— Start Data segment —

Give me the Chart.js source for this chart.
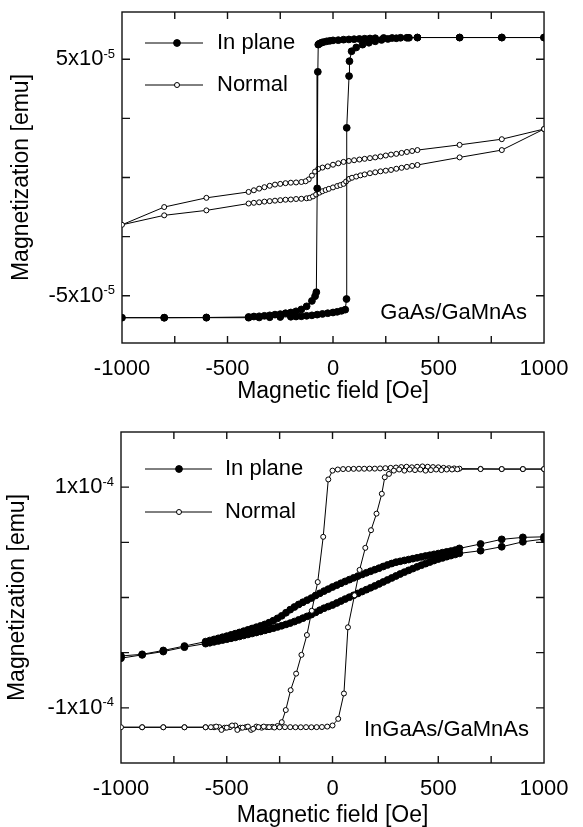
<!DOCTYPE html>
<html>
<head>
<meta charset="utf-8">
<script src="https://cdn.jsdelivr.net/npm/chart.js@4.4.1/dist/chart.umd.min.js"></script>
<style>
  body { margin: 0; background: #fff; }
  canvas { display: block; }
</style>
</head>
<body>
<canvas id="top" width="583" height="410"></canvas>
<canvas id="bottom" width="583" height="417"></canvas>
<script>
// x axis (Oe)
const fieldTicks = [-1000, -750, -500, -250, 0, 250, 500, 750, 1000];
const fieldLabels = [-1000, -500, 0, 500, 1000];

// top panel, magnetization in units of 1e-5 emu
const topYTicks = [-5, -2.5, 0, 2.5, 5];
const topYLabelValues = [5, -5];
const topYLabelText = ['5x10', '-5x10'];
const topYExp = '-5';

// In plane, GaAs/GaMnAs: descending branch then ascending branch
const topInPlaneField = [
  1000, 800, 600, 400, 360, 320, 280, 240, 200, 175, 150, 125, 100, 75, 50, 25, 0,
  -15, -30, -45, -55, -65, -70, -72, -75, -79,
  -85, -100, -125, -150, -175, -200, -225, -250, -275, -300, -325, -350, -375, -400,
  -600, -800, -1000,
  -800, -600, -400, -350, -300, -250, -200, -175, -150, -125, -100, -75, -50, -25, 0,
  20, 40, 58, 64, 65, 76, 78, 88, 110, 140, 170, 200, 230, 260, 300, 350, 400, 600, 800, 1000
];
const topInPlaneM = [
  5.92, 5.92, 5.92, 5.92, 5.91, 5.91, 5.90, 5.90, 5.89, 5.88, 5.87, 5.86, 5.85, 5.84, 5.83, 5.81, 5.80,
  5.78, 5.76, 5.73, 5.70, 5.66, 5.62, 4.47, -0.46, -4.85,
  -5.02, -5.22, -5.45, -5.58, -5.66, -5.71, -5.74, -5.78, -5.80, -5.83, -5.85, -5.87, -5.88, -5.90,
  -5.92, -5.93, -5.93,
  -5.93, -5.93, -5.93, -5.92, -5.91, -5.90, -5.89, -5.88, -5.87, -5.85, -5.83, -5.80, -5.77, -5.74, -5.71,
  -5.68, -5.64, -5.59, -5.14, 2.10, 4.29, 4.92, 5.34, 5.50, 5.62, 5.70, 5.76, 5.82, 5.86, 5.89, 5.91, 5.92, 5.92, 5.92, 5.92
];

// Normal, GaAs/GaMnAs
const topNormalField = [
  1000, 800, 600, 400, 375, 350, 325, 300, 275, 250, 225, 200, 175, 150, 125, 100, 75, 50, 25, 0,
  -25, -50, -70, -85, -100, -115, -130, -150, -175, -200, -225, -250, -275, -300, -325, -350, -375, -400,
  -600, -800, -1000,
  -800, -600, -400, -375, -350, -325, -300, -275, -250, -225, -200, -175, -150, -125,
  -110, -95, -80, -64, -50, -35, -20, 0, 20, 35, 50, 62, 76, 90, 110, 130, 150,
  175, 200, 225, 250, 275, 300, 325, 350, 375, 400, 600, 800, 1000
];
const topNormalM = [
  2.05, 1.62, 1.38, 1.16, 1.12, 1.08, 1.04, 1.00, 0.97, 0.93, 0.89, 0.85, 0.82, 0.79, 0.76, 0.73, 0.70, 0.66, 0.60, 0.54,
  0.47, 0.42, 0.36, 0.25, 0.08, -0.08, -0.16, -0.19, -0.21, -0.22, -0.24, -0.27, -0.30, -0.35, -0.41, -0.47, -0.54, -0.61,
  -0.86, -1.25, -2.00,
  -1.60, -1.39, -1.10, -1.07, -1.05, -1.02, -1.00, -0.98, -0.96, -0.94, -0.93, -0.91, -0.90, -0.88,
  -0.86, -0.80, -0.72, -0.64, -0.58, -0.53, -0.48, -0.42, -0.36, -0.32, -0.27, -0.17, -0.06, -0.01, 0.04, 0.09, 0.13,
  0.18, 0.22, 0.26, 0.29, 0.32, 0.37, 0.41, 0.45, 0.49, 0.53, 0.85, 1.16, 2.05
];

// bottom panel, magnetization in units of 1e-4 emu
const bottomYTicks = [-1, -0.5, 0, 0.5, 1];
const bottomYLabelValues = [1, -1];
const bottomYLabelText = ['1x10', '-1x10'];
const bottomYExp = '-4';

// In plane, InGaAs/GaMnAs
const bottomInPlaneField = [
  1000, 900, 800, 700,
  600, 580, 560, 540, 520, 500, 480, 460, 440, 420, 400, 380, 360, 340, 320, 300,
  280, 260, 240, 220, 200, 180, 160, 140, 120, 100, 80, 60, 40, 20, 0,
  -20, -40, -60, -80, -100, -120, -140, -160, -180, -200, -220, -240, -260, -280, -300,
  -320, -340, -360, -380, -400, -420, -440, -460, -480, -500, -520, -540, -560, -580, -600,
  -700, -800, -900, -1000,
  -1000, -900, -800, -700,
  -600, -580, -560, -540, -520, -500, -480, -460, -440, -420, -400, -380, -360, -340, -320, -300,
  -280, -260, -240, -220, -200, -180, -160, -140, -120, -100, -80, -60, -40, -20, 0,
  20, 40, 60, 80, 100, 120, 140, 160, 180, 200, 220, 240, 260, 280, 300,
  320, 340, 360, 380, 400, 420, 440, 460, 480, 500, 520, 540, 560, 580, 600,
  700, 800, 900, 1000
];
const bottomInPlaneM = [
  0.550, 0.545, 0.527, 0.485,
  0.445, 0.430, 0.421, 0.414, 0.406, 0.398, 0.391, 0.383, 0.376, 0.368, 0.360, 0.352, 0.344, 0.336, 0.328, 0.320,
  0.308, 0.295, 0.281, 0.266, 0.252, 0.238, 0.224, 0.209, 0.194, 0.178, 0.162, 0.146, 0.129, 0.112, 0.095,
  0.076, 0.058, 0.038, 0.018, -0.005, -0.024, -0.043, -0.063, -0.086, -0.110, -0.138, -0.166, -0.189, -0.210, -0.228,
  -0.244, -0.257, -0.269, -0.281, -0.293, -0.305, -0.317, -0.328, -0.339, -0.350, -0.360, -0.370, -0.380, -0.390, -0.400,
  -0.440, -0.480, -0.515, -0.530,
  -0.550, -0.520, -0.490, -0.450,
  -0.418, -0.410, -0.402, -0.394, -0.386, -0.378, -0.370, -0.362, -0.353, -0.344, -0.335, -0.326, -0.317, -0.308, -0.298, -0.288,
  -0.278, -0.267, -0.256, -0.244, -0.232, -0.218, -0.203, -0.187, -0.171, -0.155, -0.135, -0.115, -0.097, -0.082, -0.068,
  -0.050, -0.032, -0.014, 0.003, 0.020, 0.037, 0.054, 0.071, 0.088, 0.105, 0.123, 0.141, 0.159, 0.177, 0.195,
  0.213, 0.230, 0.246, 0.262, 0.278, 0.293, 0.307, 0.321, 0.335, 0.348, 0.359, 0.370, 0.380, 0.390, 0.400,
  0.424, 0.460, 0.505, 0.530
];

// Normal, InGaAs/GaMnAs
const bottomNormalField = [
  1000, 900, 800, 700, 600,
  575, 550, 525, 500, 475, 450, 425, 400, 375, 350, 325, 300, 275, 250, 225, 200, 175, 150, 125, 100, 75, 50, 25, 0,
  -20, -44, -70, -98, -121, -147, -172, -198, -221, -240,
  -260, -285, -310, -335, -360, -385, -410, -435, -460, -485, -510, -535, -560,
  -600, -700, -800, -900, -1000,
  -900, -800, -700, -600,
  -575, -550, -525, -500, -475, -450, -425, -400, -375, -350, -325, -300, -275, -250, -225, -200, -175, -150, -125, -100, -75, -50, -25, 0,
  27, 54, 73, 104, 128, 155, 182, 208, 233, 247, 267, 290,
  315, 340, 365, 390, 415, 440, 465, 490, 515, 540, 565, 590,
  700, 800, 900, 1000
];
const bottomNormalM = [
  1.164, 1.164, 1.164, 1.166, 1.168,
  1.170, 1.172, 1.175, 1.180, 1.182, 1.185, 1.188, 1.185, 1.180, 1.185, 1.182, 1.178, 1.175, 1.172, 1.170, 1.168, 1.168, 1.167, 1.167, 1.166, 1.165, 1.164, 1.160, 1.150,
  1.07, 0.55, 0.14, -0.12, -0.34, -0.52, -0.69, -0.84, -1.02, -1.13,
  -1.165, -1.172, -1.175, -1.180, -1.170, -1.200, -1.175, -1.180, -1.160, -1.175, -1.180, -1.175, -1.176,
  -1.176, -1.176, -1.176, -1.176, -1.176,
  -1.176, -1.176, -1.176, -1.176,
  -1.175, -1.170, -1.200, -1.180, -1.160, -1.200, -1.180, -1.170, -1.190, -1.175, -1.170, -1.175, -1.178, -1.176, -1.175, -1.175, -1.176, -1.176, -1.175, -1.176, -1.175, -1.174, -1.170, -1.160,
  -1.10, -0.87, -0.27, 0.02, 0.25, 0.45, 0.61, 0.76, 0.94, 1.09, 1.12, 1.15,
  1.160, 1.150, 1.160, 1.155, 1.160, 1.150, 1.155, 1.160, 1.155, 1.160, 1.160, 1.162,
  1.164, 1.164, 1.164, 1.164
];

const FONT = '"Liberation Sans", Arial, sans-serif';

function points(fields, moments) {
  return fields.map((f, i) => ({ x: f, y: moments[i] }));
}

const inPlaneStyle = {
  label: 'In plane', showLine: true, tension: 0,
  borderColor: '#000', borderWidth: 1,
  pointRadius: 3.4, pointBackgroundColor: '#000', pointBorderColor: '#000', pointBorderWidth: 1
};
const normalStyle = {
  label: 'Normal', showLine: true, tension: 0,
  borderColor: '#000', borderWidth: 1,
  pointRadius: 2.5, pointBackgroundColor: '#fff', pointBorderColor: '#000', pointBorderWidth: 1
};

// frame with inward ticks, y labels with exponent, y title, legend and sample name
const framePlugin = {
  id: 'frame',
  beforeDatasetsDraw(chart, args, o) {
    const { ctx, chartArea: a, scales: { x, y } } = chart;
    ctx.save();
    ctx.strokeStyle = '#111';
    ctx.lineWidth = 1.4;
    ctx.strokeRect(a.left, a.top, a.right - a.left, a.bottom - a.top);
    ctx.beginPath();
    fieldTicks.forEach(v => {
      if (v === x.min || v === x.max) return;
      const px = x.getPixelForValue(v);
      ctx.moveTo(px, a.bottom); ctx.lineTo(px, a.bottom - 7);
      ctx.moveTo(px, a.top); ctx.lineTo(px, a.top + 7);
    });
    o.yTicks.forEach(v => {
      const py = y.getPixelForValue(v);
      ctx.moveTo(a.left, py); ctx.lineTo(a.left + 8, py);
      ctx.moveTo(a.right, py); ctx.lineTo(a.right - 8, py);
    });
    ctx.stroke();
    ctx.restore();
  },
  afterDraw(chart, args, o) {
    const { ctx, chartArea: a, scales: { y } } = chart;
    ctx.save();
    ctx.fillStyle = '#000';
    ctx.textAlign = 'right';
    ctx.textBaseline = 'middle';
    o.yLabelValues.forEach((v, i) => {
      const py = y.getPixelForValue(v);
      const xr = a.left - 7;
      ctx.font = '13px ' + FONT;
      ctx.fillText(o.yExp, xr, py - 5);
      const w = ctx.measureText(o.yExp).width;
      ctx.font = '22px ' + FONT;
      ctx.fillText(o.yLabelText[i], xr - w, py);
    });

    // y title
    ctx.save();
    ctx.translate(a.left - o.yTitleOffset, (a.top + a.bottom) / 2);
    ctx.rotate(-Math.PI / 2);
    ctx.textAlign = 'center';
    ctx.font = '23px ' + FONT;
    ctx.fillText('Magnetization [emu]', 0, 0);
    ctx.restore();

    // legend
    const lg = o.legend;
    chart.data.datasets.forEach((ds, i) => {
      const ry = a.top + lg.rows[i];
      ctx.beginPath();
      ctx.strokeStyle = '#000';
      ctx.lineWidth = 1;
      ctx.moveTo(a.left + lg.line[0], ry);
      ctx.lineTo(a.left + lg.line[1], ry);
      ctx.stroke();
      ctx.beginPath();
      ctx.arc(a.left + lg.marker, ry, ds.pointRadius, 0, Math.PI * 2);
      ctx.fillStyle = ds.pointBackgroundColor;
      ctx.fill();
      ctx.stroke();
      ctx.fillStyle = '#000';
      ctx.textAlign = 'left';
      ctx.font = '22px ' + FONT;
      ctx.fillText(ds.label, a.left + lg.text, ry);
    });

    // sample name
    ctx.textAlign = 'right';
    ctx.font = '22px ' + FONT;
    ctx.fillText(o.note, a.right - o.noteRight, a.bottom - o.noteBottom);
    ctx.restore();
  }
};

function makeChart(id, datasets, o) {
  return new Chart(document.getElementById(id), {
    type: 'scatter',
    data: { datasets },
    options: {
      responsive: false,
      animation: false,
      layout: { padding: o.padding },
      plugins: { legend: { display: false }, tooltip: { enabled: false }, frame: o },
      scales: {
        x: {
          type: 'linear', min: -1000, max: 1000,
          afterBuildTicks: s => { s.ticks = fieldTicks.map(v => ({ value: v })); },
          grid: { display: false, drawTicks: false },
          border: { display: false },
          ticks: {
            padding: o.tickPad, color: '#000', maxRotation: 0, autoSkip: false,
            font: { family: FONT, size: 22, lineHeight: 1 },
            callback: v => fieldLabels.includes(v) ? String(v) : ''
          },
          title: {
            display: true, text: 'Magnetic field [Oe]', color: '#000',
            font: { family: FONT, size: 23, lineHeight: 1 },
            padding: { top: o.titlePad, bottom: 0 }
          }
        },
        y: { display: false, min: o.yMin, max: o.yMax }
      }
    },
    plugins: [framePlugin]
  });
}

makeChart('top', [
  Object.assign({ data: points(topInPlaneField, topInPlaneM), order: 0 }, inPlaneStyle),
  Object.assign({ data: points(topNormalField, topNormalM), order: 1 }, normalStyle)
], {
  padding: { left: 122, right: 31, top: 12, bottom: 6.5 },
  tickPad: 14.5, titlePad: -13.5,
  yMin: -7, yMax: 7, yTicks: topYTicks,
  yLabelValues: topYLabelValues, yLabelText: topYLabelText, yExp: topYExp,
  yTitleOffset: 100,
  legend: { rows: [31, 73], line: [23, 81], marker: 55, text: 95 },
  note: 'GaAs/GaMnAs', noteRight: 17, noteBottom: 30
});

makeChart('bottom', [
  Object.assign({ data: points(bottomInPlaneField, bottomInPlaneM), order: 1 }, inPlaneStyle),
  Object.assign({ data: points(bottomNormalField, bottomNormalM), order: 0 }, normalStyle)
], {
  padding: { left: 121, right: 33, top: 22, bottom: 0 },
  tickPad: 14.5, titlePad: -10,
  yMin: -1.5, yMax: 1.5, yTicks: bottomYTicks,
  yLabelValues: bottomYLabelValues, yLabelText: bottomYLabelText, yExp: bottomYExp,
  yTitleOffset: 103,
  legend: { rows: [37, 80], line: [24, 91], marker: 58, text: 104 },
  note: 'InGaAs/GaMnAs', noteRight: 15, noteBottom: 33
});
</script>
</body>
</html>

— End Data segment —

**Your instructions**
Emit the lines of the material exactly, from its first line to the line containing "const topYExp = '-5';", inclusive; leave every picture out.

**Response to the exercise**
Give me the Chart.js source for this chart.
<!DOCTYPE html>
<html>
<head>
<meta charset="utf-8">
<script src="https://cdn.jsdelivr.net/npm/chart.js@4.4.1/dist/chart.umd.min.js"></script>
<style>
  body { margin: 0; background: #fff; }
  canvas { display: block; }
</style>
</head>
<body>
<canvas id="top" width="583" height="410"></canvas>
<canvas id="bottom" width="583" height="417"></canvas>
<script>
// x axis (Oe)
const fieldTicks = [-1000, -750, -500, -250, 0, 250, 500, 750, 1000];
const fieldLabels = [-1000, -500, 0, 500, 1000];

// top panel, magnetization in units of 1e-5 emu
const topYTicks = [-5, -2.5, 0, 2.5, 5];
const topYLabelValues = [5, -5];
const topYLabelText = ['5x10', '-5x10'];
const topYExp = '-5';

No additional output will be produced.